The void-galaxy cross-correlation function with massive neutrinos and modified gravity

Abstract

Massive neutrinos and f(R)-modified gravity have degenerate observational signatures that can impact the interpretation of results in galaxy survey experiments, such as cosmological parameter estimations and gravity model tests. Because of this, it is important to investigate astrophysical observables that can break these degeneracies. Cosmic voids are sensitive to both massive neutrinos and modifications of gravity and provide a promising ground for disentangling the above-mentioned degeneracies. In order to analyse cosmic voids in the context of non-ΛCDM cosmologies, we must first understand how well the current theoretical framework operates in these settings. We performed a suite of simulations with the RAMSES-based N-body code ANUBISIS, including massive neutrinos and f(R)-modified gravity both individually and simultaneously. The data from the simulations were compared to models of the void velocity profile and the void-halo cross-correlation function (CCF). This was done both with the real space simulation data as model input and by applying a reconstruction method to the redshift space data.

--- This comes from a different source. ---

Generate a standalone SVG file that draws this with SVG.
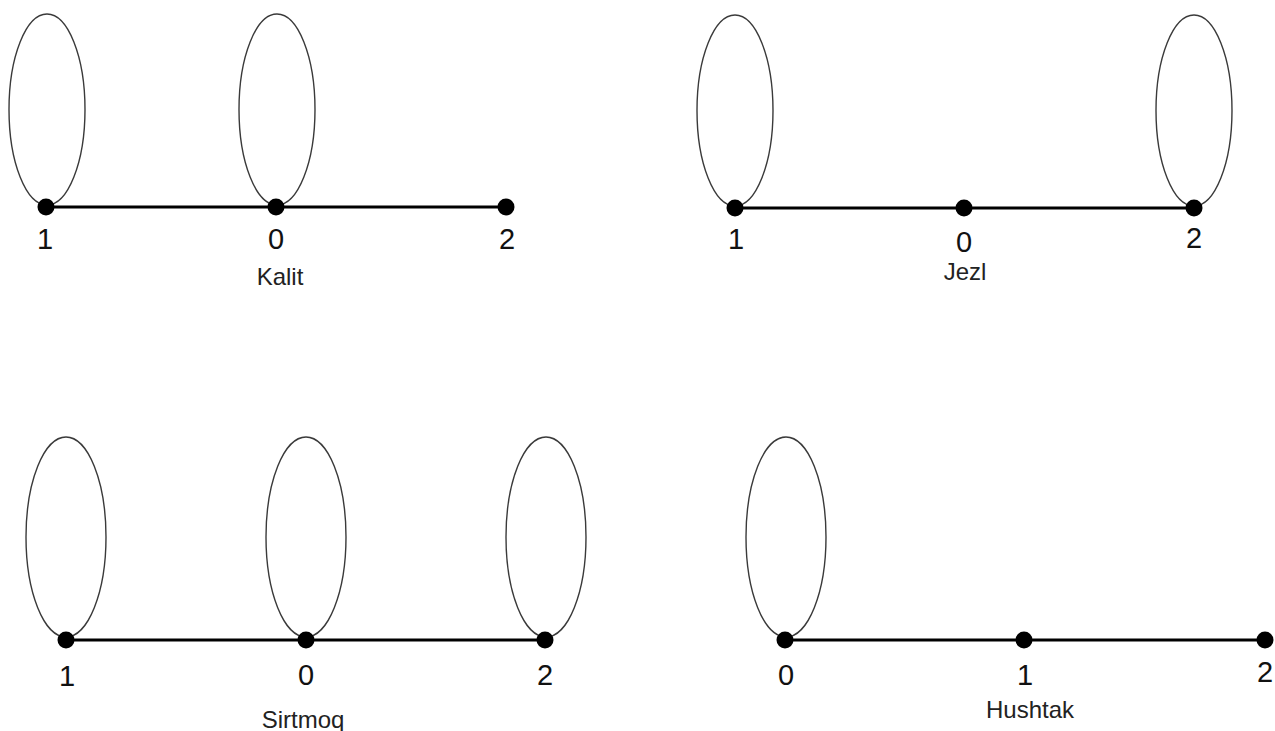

In addition, we ran Markov chain Monte Carlo (MCMC) fits on the data sets to assess the capability of the models to reproduce the fiducial simulation values of fσ8(z) and the Alcock-Paczyǹski parameter, ϵ. The void modelling applied performs similarly for all simulated cosmologies, indicating that more accurate models and higher resolution simulations are needed in order to directly observe the effects of massive neutrinos and f(R)-modified gravity through studies of the void-galaxy CCF. The MCMC fits show that the choice for the void definition plays an important role in the recovery of the correct cosmological parameters, but otherwise, there is no clear distinction between the ability to reproduce fσ8 and ϵ for the various simulations.